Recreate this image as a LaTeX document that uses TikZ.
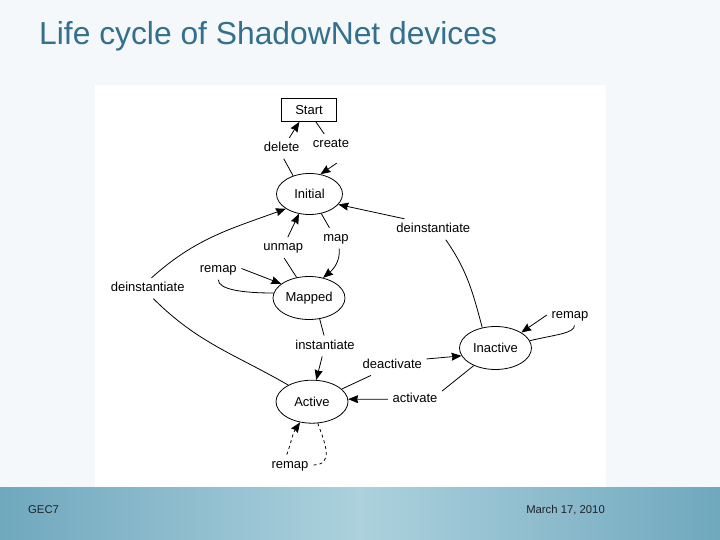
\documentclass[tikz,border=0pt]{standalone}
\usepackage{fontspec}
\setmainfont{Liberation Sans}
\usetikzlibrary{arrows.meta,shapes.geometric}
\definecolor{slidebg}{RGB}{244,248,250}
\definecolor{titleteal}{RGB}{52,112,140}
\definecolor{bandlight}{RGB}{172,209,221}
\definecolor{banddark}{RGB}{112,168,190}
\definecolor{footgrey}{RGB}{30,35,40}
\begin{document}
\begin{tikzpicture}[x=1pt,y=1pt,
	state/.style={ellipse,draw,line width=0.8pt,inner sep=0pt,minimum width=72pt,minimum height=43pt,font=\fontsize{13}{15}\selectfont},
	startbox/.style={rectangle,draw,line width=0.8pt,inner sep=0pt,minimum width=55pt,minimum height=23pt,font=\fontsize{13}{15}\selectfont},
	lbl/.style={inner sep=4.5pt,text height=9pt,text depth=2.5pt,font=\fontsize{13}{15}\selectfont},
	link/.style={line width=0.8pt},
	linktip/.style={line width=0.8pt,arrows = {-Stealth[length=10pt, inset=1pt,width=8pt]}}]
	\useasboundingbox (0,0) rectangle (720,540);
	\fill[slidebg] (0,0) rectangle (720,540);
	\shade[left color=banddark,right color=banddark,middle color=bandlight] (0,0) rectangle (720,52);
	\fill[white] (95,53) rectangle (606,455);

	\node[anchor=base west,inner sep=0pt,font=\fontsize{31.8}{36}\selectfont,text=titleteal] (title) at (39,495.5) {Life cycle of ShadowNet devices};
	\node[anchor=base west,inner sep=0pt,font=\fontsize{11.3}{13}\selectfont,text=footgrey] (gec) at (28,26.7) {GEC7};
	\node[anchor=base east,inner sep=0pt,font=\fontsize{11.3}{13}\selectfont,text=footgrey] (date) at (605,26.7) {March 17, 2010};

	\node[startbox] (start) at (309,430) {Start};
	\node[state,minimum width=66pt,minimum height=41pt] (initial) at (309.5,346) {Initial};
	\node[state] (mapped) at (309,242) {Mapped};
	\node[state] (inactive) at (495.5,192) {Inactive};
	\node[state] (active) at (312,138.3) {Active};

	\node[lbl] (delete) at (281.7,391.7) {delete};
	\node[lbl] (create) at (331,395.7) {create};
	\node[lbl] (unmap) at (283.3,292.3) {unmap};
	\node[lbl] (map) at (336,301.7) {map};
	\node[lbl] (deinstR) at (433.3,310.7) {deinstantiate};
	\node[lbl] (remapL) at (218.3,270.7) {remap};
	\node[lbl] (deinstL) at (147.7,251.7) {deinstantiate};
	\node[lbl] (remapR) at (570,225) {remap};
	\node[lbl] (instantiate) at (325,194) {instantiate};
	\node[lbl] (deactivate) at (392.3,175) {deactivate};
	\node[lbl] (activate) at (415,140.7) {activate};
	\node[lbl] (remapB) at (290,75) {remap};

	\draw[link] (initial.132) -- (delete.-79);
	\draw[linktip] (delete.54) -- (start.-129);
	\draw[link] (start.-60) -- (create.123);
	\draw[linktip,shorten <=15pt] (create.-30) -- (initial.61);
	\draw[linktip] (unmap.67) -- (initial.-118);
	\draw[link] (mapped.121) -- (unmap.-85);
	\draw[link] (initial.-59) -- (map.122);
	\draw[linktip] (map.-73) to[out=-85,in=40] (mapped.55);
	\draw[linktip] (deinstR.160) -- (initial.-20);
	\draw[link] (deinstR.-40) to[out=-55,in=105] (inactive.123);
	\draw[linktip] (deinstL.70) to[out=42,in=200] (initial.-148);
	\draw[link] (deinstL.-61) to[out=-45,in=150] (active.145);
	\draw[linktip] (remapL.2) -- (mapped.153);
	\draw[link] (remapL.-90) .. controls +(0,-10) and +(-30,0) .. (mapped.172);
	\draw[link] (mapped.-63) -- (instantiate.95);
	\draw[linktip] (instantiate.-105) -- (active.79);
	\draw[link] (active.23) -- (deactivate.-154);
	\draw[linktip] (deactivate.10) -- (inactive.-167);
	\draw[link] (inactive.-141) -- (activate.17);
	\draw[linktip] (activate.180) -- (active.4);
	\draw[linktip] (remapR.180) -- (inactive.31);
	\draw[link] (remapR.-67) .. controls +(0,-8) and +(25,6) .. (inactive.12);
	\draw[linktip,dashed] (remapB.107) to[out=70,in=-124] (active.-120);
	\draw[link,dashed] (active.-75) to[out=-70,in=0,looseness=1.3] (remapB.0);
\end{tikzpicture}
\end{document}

Aim:
Copy out each line word for word, please, skipping the images.

Exercise result:
Recreate this image as a LaTeX document that uses TikZ.
\documentclass[tikz,border=0pt]{standalone}
\usepackage{fontspec}
\setmainfont{Liberation Sans}
\usetikzlibrary{arrows.meta,shapes.geometric}
\definecolor{slidebg}{RGB}{244,248,250}
\definecolor{titleteal}{RGB}{52,112,140}
\definecolor{bandlight}{RGB}{172,209,221}
\definecolor{banddark}{RGB}{112,168,190}
\definecolor{footgrey}{RGB}{30,35,40}
\begin{document}
\begin{tikzpicture}[x=1pt,y=1pt,
	state/.style={ellipse,draw,line width=0.8pt,inner sep=0pt,minimum width=72pt,minimum height=43pt,font=\fontsize{13}{15}\selectfont},
	startbox/.style={rectangle,draw,line width=0.8pt,inner sep=0pt,minimum width=55pt,minimum height=23pt,font=\fontsize{13}{15}\selectfont},
	lbl/.style={inner sep=4.5pt,text height=9pt,text depth=2.5pt,font=\fontsize{13}{15}\selectfont},
	link/.style={line width=0.8pt},
	linktip/.style={line width=0.8pt,arrows = {-Stealth[length=10pt, inset=1pt,width=8pt]}}]
	\useasboundingbox (0,0) rectangle (720,540);
	\fill[slidebg] (0,0) rectangle (720,540);
	\shade[left color=banddark,right color=banddark,middle color=bandlight] (0,0) rectangle (720,52);
	\fill[white] (95,53) rectangle (606,455);

	\node[anchor=base west,inner sep=0pt,font=\fontsize{31.8}{36}\selectfont,text=titleteal] (title) at (39,495.5) {Life cycle of ShadowNet devices};
	\node[anchor=base west,inner sep=0pt,font=\fontsize{11.3}{13}\selectfont,text=footgrey] (gec) at (28,26.7) {GEC7};
	\node[anchor=base east,inner sep=0pt,font=\fontsize{11.3}{13}\selectfont,text=footgrey] (date) at (605,26.7) {March 17, 2010};

	\node[startbox] (start) at (309,430) {Start};
	\node[state,minimum width=66pt,minimum height=41pt] (initial) at (309.5,346) {Initial};
	\node[state] (mapped) at (309,242) {Mapped};
	\node[state] (inactive) at (495.5,192) {Inactive};
	\node[state] (active) at (312,138.3) {Active};

	\node[lbl] (delete) at (281.7,391.7) {delete};
	\node[lbl] (create) at (331,395.7) {create};
	\node[lbl] (unmap) at (283.3,292.3) {unmap};
	\node[lbl] (map) at (336,301.7) {map};
	\node[lbl] (deinstR) at (433.3,310.7) {deinstantiate};
	\node[lbl] (remapL) at (218.3,270.7) {remap};
	\node[lbl] (deinstL) at (147.7,251.7) {deinstantiate};
	\node[lbl] (remapR) at (570,225) {remap};
	\node[lbl] (instantiate) at (325,194) {instantiate};
	\node[lbl] (deactivate) at (392.3,175) {deactivate};
	\node[lbl] (activate) at (415,140.7) {activate};
	\node[lbl] (remapB) at (290,75) {remap};

	\draw[link] (initial.132) -- (delete.-79);
	\draw[linktip] (delete.54) -- (start.-129);
	\draw[link] (start.-60) -- (create.123);
	\draw[linktip,shorten <=15pt] (create.-30) -- (initial.61);
	\draw[linktip] (unmap.67) -- (initial.-118);
	\draw[link] (mapped.121) -- (unmap.-85);
	\draw[link] (initial.-59) -- (map.122);
	\draw[linktip] (map.-73) to[out=-85,in=40] (mapped.55);
	\draw[linktip] (deinstR.160) -- (initial.-20);
	\draw[link] (deinstR.-40) to[out=-55,in=105] (inactive.123);
	\draw[linktip] (deinstL.70) to[out=42,in=200] (initial.-148);
	\draw[link] (deinstL.-61) to[out=-45,in=150] (active.145);
	\draw[linktip] (remapL.2) -- (mapped.153);
	\draw[link] (remapL.-90) .. controls +(0,-10) and +(-30,0) .. (mapped.172);
	\draw[link] (mapped.-63) -- (instantiate.95);
	\draw[linktip] (instantiate.-105) -- (active.79);
	\draw[link] (active.23) -- (deactivate.-154);
	\draw[linktip] (deactivate.10) -- (inactive.-167);
	\draw[link] (inactive.-141) -- (activate.17);
	\draw[linktip] (activate.180) -- (active.4);
	\draw[linktip] (remapR.180) -- (inactive.31);
	\draw[link] (remapR.-67) .. controls +(0,-8) and +(25,6) .. (inactive.12);
	\draw[linktip,dashed] (remapB.107) to[out=70,in=-124] (active.-120);
	\draw[link,dashed] (active.-75) to[out=-70,in=0,looseness=1.3] (remapB.0);
\end{tikzpicture}
\end{document}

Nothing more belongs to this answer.